By itself, the 2009 GM bankruptcy was a poster child for some of the many flaws in chapter 11 and bankruptcy law as used to handle contingent liability claims. See, for example, here, here, here, and here. That said, Bankruptcy Judge Gerber sometimes did draw a due process lines in terms of cutting off claims without notice and a hearing. See herehere (Wilmer Hale article), here (brief of Public Citizen and others). On later appeal, Judge Kaplan, however, tossed out due process and barred tort claims with alacrity.

That poster child status is now reinforced by  the emerging story about GM’s now started recall of defective ignition switches. This new recall is based on information indicating GM chose not to to act on that dates back to at least 2003, and appears to involve at least 13 deaths.

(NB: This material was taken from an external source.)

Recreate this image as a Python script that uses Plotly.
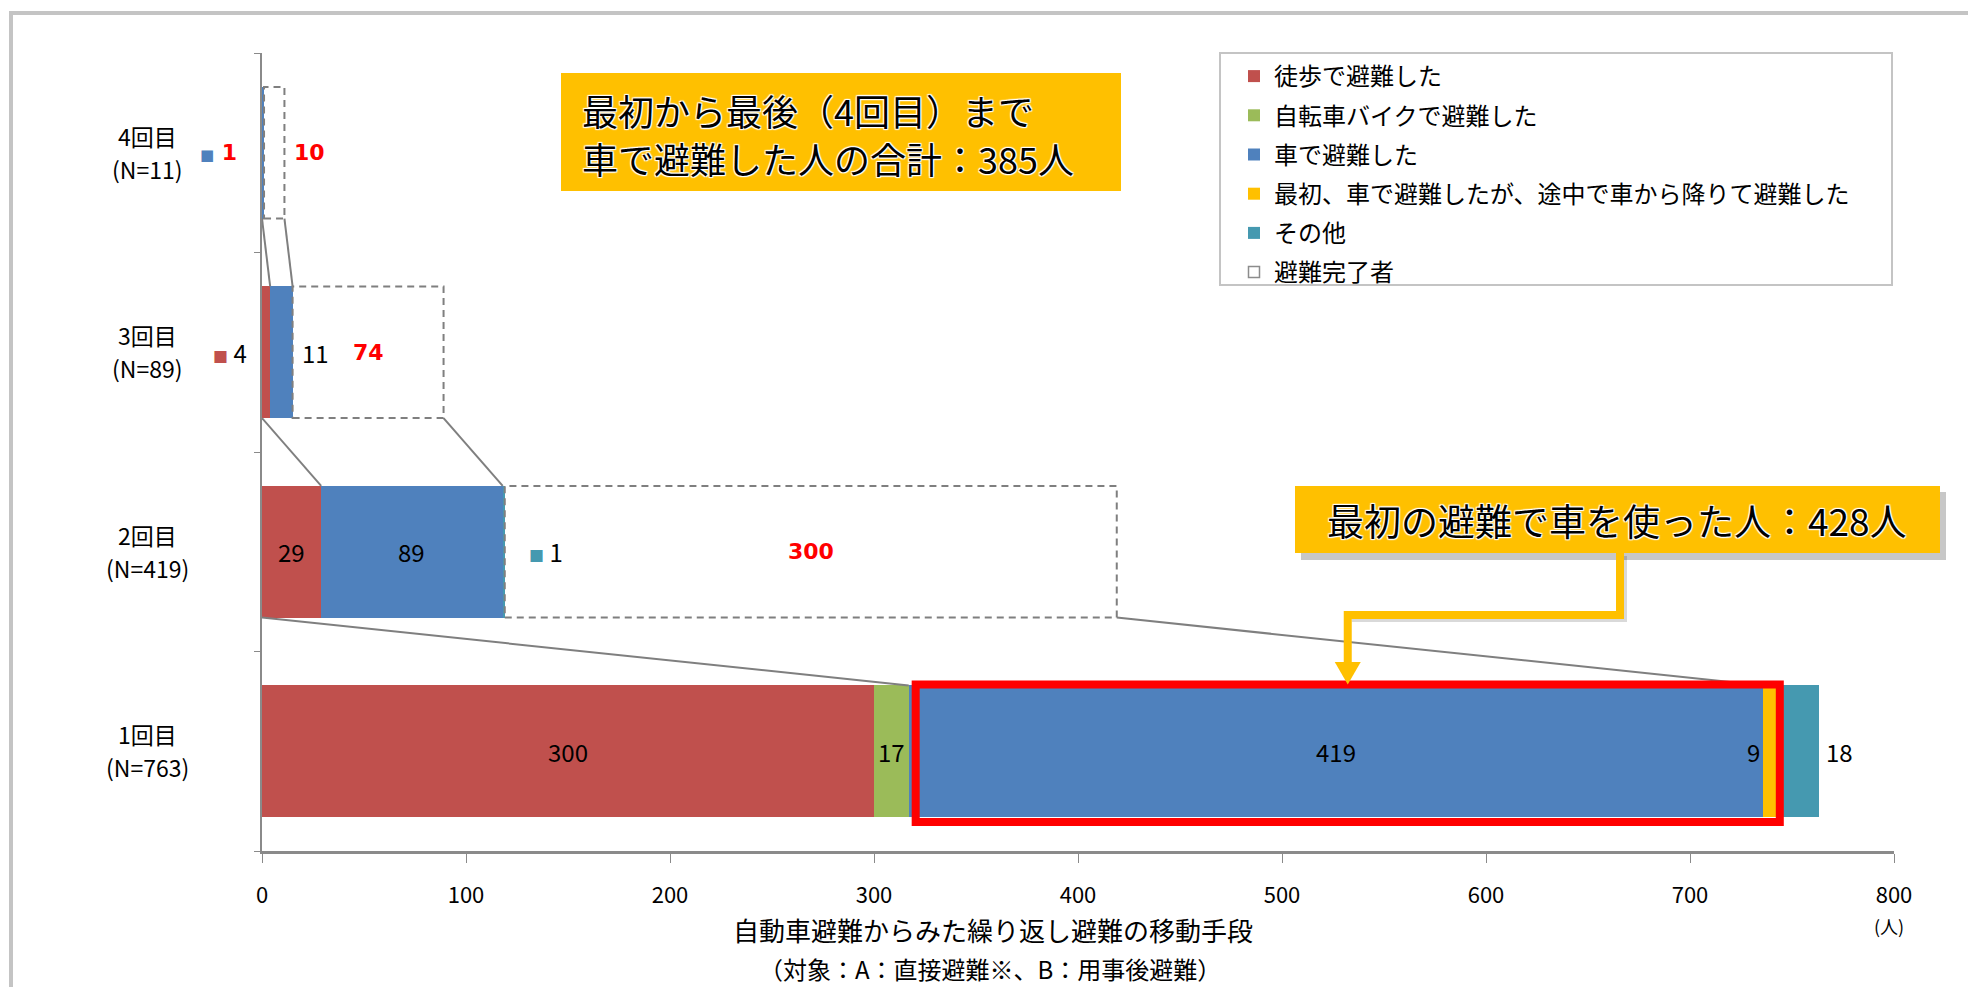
import numpy as np
import plotly.graph_objects as go

# ---- data -------------------------------------------------------------
rounds = ["1回目", "2回目", "3回目", "4回目"]
round_n = ["(N=763)", "(N=419)", "(N=89)", "(N=11)"]

walk = [300, 29, 4, 0]           # 徒歩で避難した
bike = [17, 0, 0, 0]             # 自転車バイクで避難した
car = [419, 89, 11, 1]           # 車で避難した
car_then_walk = [9, 0, 0, 0]     # 最初、車で避難したが、途中で車から降りて避難した
other = [18, 1, 0, 0]            # その他
completed = [0, 300, 74, 10]     # 避難完了者

series_names = [
    "徒歩で避難した",
    "自転車バイクで避難した",
    "車で避難した",
    "最初、車で避難したが、途中で車から降りて避難した",
    "その他",
    "避難完了者",
]
series_colors = ["#C0504D", "#9BBB59", "#4F81BD", "#FFC000", "#4599B0", "#FFFFFF"]

x_ticks = [0, 100, 200, 300, 400, 500, 600, 700, 800]
x_unit = "(人)"
axis_title = "自動車避難からみた繰り返し避難の移動手段"
axis_subtitle = "（対象：A：直接避難※、B：用事後避難）"
car_total_all_rounds = 385

# ---- geometry helpers -----------------------------------------------------
FIG_W, FIG_H = 1968, 987
L, R, T, B = 262, 74, 53, 136
W, H = FIG_W - L - R, FIG_H - T - B
X_MAX = 800
Y_RANGE = (-0.5, 3.5)
BW = 0.66
FONT = "Noto Sans CJK JP"
GRAY = "#7F7F7F"


def paper_x(px):
    return (px - L) / W


def paper_y(py):
    return (T + H - py) / H


def data_x(px):
    return (px - L) / W * X_MAX


def data_y(py):
    return Y_RANGE[0] + (T + H - py) / H * (Y_RANGE[1] - Y_RANGE[0])


def px_to_dx(n):
    return n / W * X_MAX


def px_to_dy(n):
    return n / H * (Y_RANGE[1] - Y_RANGE[0])


ypos = list(range(len(rounds)))
stack = np.array([walk, bike, car, car_then_walk, other, completed], dtype=float)
starts = np.cumsum(stack, axis=0) - stack
totals = stack.sum(axis=0)

fig = go.Figure()

# ---- stacked bars ---------------------------------------------------------
for k, (vals, name, color) in enumerate(zip(stack, series_names, series_colors)):
    fig.add_trace(go.Bar(
        y=ypos, x=vals, orientation="h", name=name, width=BW,
        marker=dict(color=color, line=dict(width=0)),
        legendgroup=f"g{k}",
        showlegend=(k < 5), hoverinfo="skip",
    ))

# legend entry for the dashed "completed" boxes
fig.add_trace(go.Scatter(
    x=[None], y=[None], mode="markers", name=series_names[5], legendgroup="g5b",
    marker=dict(symbol="square-open", size=11, color="#8C8C8C", line=dict(width=1.5)),
))

shapes = []

# outer frame of the chart area
shapes.append(dict(type="rect", xref="paper", yref="paper",
                   x0=paper_x(11), x1=paper_x(2100), y0=paper_y(1100), y1=paper_y(13),
                   line=dict(color="#C4C4C4", width=4), layer="below"))

# dashed outlines for evacuees who have finished
for i in ypos:
    if completed[i] > 0:
        x0 = starts[5][i]
        shapes.append(dict(type="rect", xref="x", yref="y",
                           x0=x0, x1=x0 + completed[i], y0=i - BW / 2, y1=i + BW / 2,
                           line=dict(color=GRAY, width=2, dash="7px,5px")))

# connector lines: each round's total links to the previous round's car segment
for i in ypos[:-1]:
    up = i + 1
    c0 = starts[2][i]
    c1 = c0 + car[i]
    for xa, xb in ((0, c0), (totals[up], c1)):
        shapes.append(dict(type="line", xref="x", yref="y",
                           x0=xa, y0=up - BW / 2, x1=xb, y1=i + BW / 2,
                           line=dict(color="#7F7F7F", width=2)))

# red frame around first-round car users
red_x0 = starts[2][0] + px_to_dx(7)
red_x1 = starts[3][0] + car_then_walk[0] - px_to_dx(2)
red_y0 = -BW / 2 - px_to_dy(5)
red_y1 = BW / 2 + px_to_dy(1)
shapes.append(dict(type="rect", xref="x", yref="y",
                   x0=red_x0, x1=red_x1, y0=red_y0, y1=red_y1,
                   line=dict(color="#FF0000", width=8)))

# top note box
shapes.append(dict(type="rect", xref="paper", yref="paper",
                   x0=paper_x(561), x1=paper_x(1121), y0=paper_y(191), y1=paper_y(73),
                   fillcolor="#FFC000", line=dict(width=0)))

# call-out box with its shadow
shapes.append(dict(type="rect", xref="paper", yref="paper",
                   x0=paper_x(1301), x1=paper_x(1946), y0=paper_y(560), y1=paper_y(492),
                   fillcolor="rgba(0,0,0,0.22)", line=dict(width=0)))
shapes.append(dict(type="rect", xref="paper", yref="paper",
                   x0=paper_x(1295), x1=paper_x(1940), y0=paper_y(553), y1=paper_y(486),
                   fillcolor="#FFC000", line=dict(width=0)))

# elbow connector from the call-out to the red frame
tip_x = (red_x0 + red_x1) / 2
elbow_x = data_x(1620)
shaft = (f"M{elbow_x},{data_y(553)} V{data_y(615)} H{tip_x} V{data_y(664)}")
shadow = (f"M{elbow_x + px_to_dx(4)},{data_y(556)} V{data_y(619)} "
          f"H{tip_x + px_to_dx(4)}")
shapes.append(dict(type="path", xref="x", yref="y", path=shadow,
                   line=dict(color="rgba(0,0,0,0.15)", width=6)))
shapes.append(dict(type="path", xref="x", yref="y", path=shaft,
                   line=dict(color="#FFC000", width=8)))
hw = px_to_dx(13)
shapes.append(dict(type="path", xref="x", yref="y",
                   path=(f"M{tip_x - hw},{data_y(662)} L{tip_x + hw},{data_y(662)} "
                         f"L{tip_x},{red_y1} Z"),
                   fillcolor="#FFC000", line=dict(width=0)))

# legend frame
shapes.append(dict(type="rect", xref="paper", yref="paper",
                   x0=paper_x(1220), x1=paper_x(1892), y0=paper_y(285), y1=paper_y(53),
                   line=dict(color="#C4C4C4", width=2), fillcolor="rgba(0,0,0,0)"))

# ---- annotations ----------------------------------------------------------
ann = []
LABEL_SIZE = 24
RED = "#FF0000"
RED_FONT = "DejaVu Sans"


def label(x, y, text, color="black", xanchor="center", xshift=0, size=LABEL_SIZE,
          family=FONT, weight="normal"):
    ann.append(dict(x=x, y=y, xref="x", yref="y", text=text, showarrow=False,
                    xanchor=xanchor, yanchor="middle", xshift=xshift,
                    font=dict(family=family, size=size, color=color, weight=weight)))


def square(color):
    return f"<span style='font-size:15px;font-weight:normal;fill:{color}'>■</span> "


def mid(k, i):
    return starts[k][i] + stack[k][i] / 2


# round 1
label(mid(0, 0), 0, f"{walk[0]}")
label(mid(1, 0), 0, f"{bike[0]}")
label(mid(2, 0), 0, f"{car[0]}")
label(starts[3][0], 0, f"{car_then_walk[0]}", xanchor="right", xshift=-1)
label(starts[4][0] + other[0], 0, f"{other[0]}", xanchor="left", xshift=5)
# round 2
label(mid(0, 1), 1, f"{walk[1]}")
label(mid(2, 1), 1, f"{car[1]}")
label(starts[4][1] + other[1], 1, square(series_colors[4]) + f"{other[1]}",
      xanchor="left", xshift=22)
label(mid(5, 1), 1, f"{completed[1]}", color=RED, family=RED_FONT, size=22, weight="bold")
# round 3
label(0, 2, square(series_colors[0]) + f"{walk[2]}", xanchor="right", xshift=-13)
label(starts[2][2] + car[2], 2, f"{car[2]}", xanchor="left", xshift=7)
label(mid(5, 2), 2, f"{completed[2]}", color=RED, family=RED_FONT, size=22, weight="bold")
# round 4
label(0, 3, square(series_colors[2]) + f"<span style='fill:{RED}'>{car[3]}</span>",
      xanchor="right", xshift=-23, family=RED_FONT, size=22, weight="bold")
label(starts[5][3] + completed[3], 3, f"{completed[3]}", xanchor="left", xshift=8,
      color=RED, family=RED_FONT, size=22, weight="bold")

# round labels on the category axis
for i, (r, n) in enumerate(zip(rounds, round_n)):
    for txt, dy in ((r, 17), (n, -16)):
        ann.append(dict(x=paper_x(147), y=i, xref="paper", yref="y", text=txt,
                        showarrow=False, xanchor="center", yanchor="middle", yshift=dy,
                        font=dict(family=FONT, size=23, color="black")))

halo = ("1px 1px 1px #fff, -1px -1px 1px #fff, 1px -1px 1px #fff, "
        "-1px 1px 1px #fff, 0 0 2px #fff")

# note boxes
note_lines = [("最初から最後（4回目）まで", 110),
              (f"車で避難した人の合計：{car_total_all_rounds}人", 158)]
for txt, py in note_lines:
    ann.append(dict(x=paper_x(580), y=paper_y(py), xref="paper", yref="paper",
                    text=txt, showarrow=False, xanchor="left", yanchor="middle",
                    font=dict(family=FONT, size=36, color="black", shadow=halo)))
ann.append(dict(x=paper_x(1617), y=paper_y(520), xref="paper", yref="paper",
                text=f"最初の避難で車を使った人：{car[0] + car_then_walk[0]}人",
                showarrow=False, xanchor="center", yanchor="middle",
                font=dict(family=FONT, size=37, color="black", shadow=halo)))

# axis titles
ann.append(dict(x=paper_x(993), y=paper_y(929), xref="paper", yref="paper",
                text=axis_title, showarrow=False, xanchor="center", yanchor="middle",
                font=dict(family=FONT, size=26, color="black")))
ann.append(dict(x=paper_x(990), y=paper_y(968), xref="paper", yref="paper",
                text=axis_subtitle, showarrow=False, xanchor="center", yanchor="middle",
                font=dict(family=FONT, size=24, color="black")))
ann.append(dict(x=paper_x(1889), y=paper_y(926), xref="paper", yref="paper",
                text=x_unit, showarrow=False, xanchor="center", yanchor="middle",
                font=dict(family=FONT, size=18, color="black")))

fig.update_layout(
    width=FIG_W, height=FIG_H,
    margin=dict(l=L, r=R, t=T, b=B),
    paper_bgcolor="white", plot_bgcolor="white",
    barmode="stack",
    font=dict(family=FONT, color="black"),
    xaxis=dict(range=[0, X_MAX], tickvals=x_ticks, showgrid=False, zeroline=False,
               showline=True, linecolor="#8A8A8A", linewidth=3,
               ticks="outside", ticklen=9, tickcolor="#8A8A8A", tickwidth=1,
               ticklabelstandoff=14, tickfont=dict(family=FONT, size=22, color="black")),
    yaxis=dict(range=list(Y_RANGE), tickvals=[-0.5, 0.5, 1.5, 2.5, 3.5],
               ticktext=["", "", "", "", ""], showgrid=False, zeroline=False,
               showline=True, linecolor="#8A8A8A", linewidth=2,
               ticks="outside", ticklen=6, tickcolor="#8A8A8A"),
    legend=dict(x=paper_x(1234), y=paper_y(54), xanchor="left", yanchor="top",
                bgcolor="rgba(0,0,0,0)", borderwidth=0,
                font=dict(family=FONT, size=24, color="black"),
                itemwidth=30, traceorder="grouped", tracegroupgap=5),
    shapes=shapes,
    annotations=ann,
    showlegend=True,
)

fig.write_html("out.html")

GM’s bankruptcy petition was not served on and did not give notice of the defective ignition switches  to car owners, to subrogated property insurance companies that paid for damage to cars that were hit after stalls,  or to subrogated health insurers that paid for medical services for killed or injured people. Perhaps GM is not or was not liable for negligence or under strict liability – that’s not clear. But plainly it is clear that due process is not possibly satisfied when bankruptcy courts cut off claims that are creatures of state law, and before the claims can be known, especially if the company failed to act despite superior information. See also here (Frost Brown Todd article), here (Kramer Levin article on use of Code section 105 powers); here (Linda Mullenix’ early  2003 paper on Agent Orange and due process rights of unknown claimants), here (later 2003 article by Mullenix); here (Second Circuit’s 2001 opinion in Stephenson v. Dow Chemical), here (popular press article on the rulings by SCOTUS in cert on Dow), and here (economic look at Dow).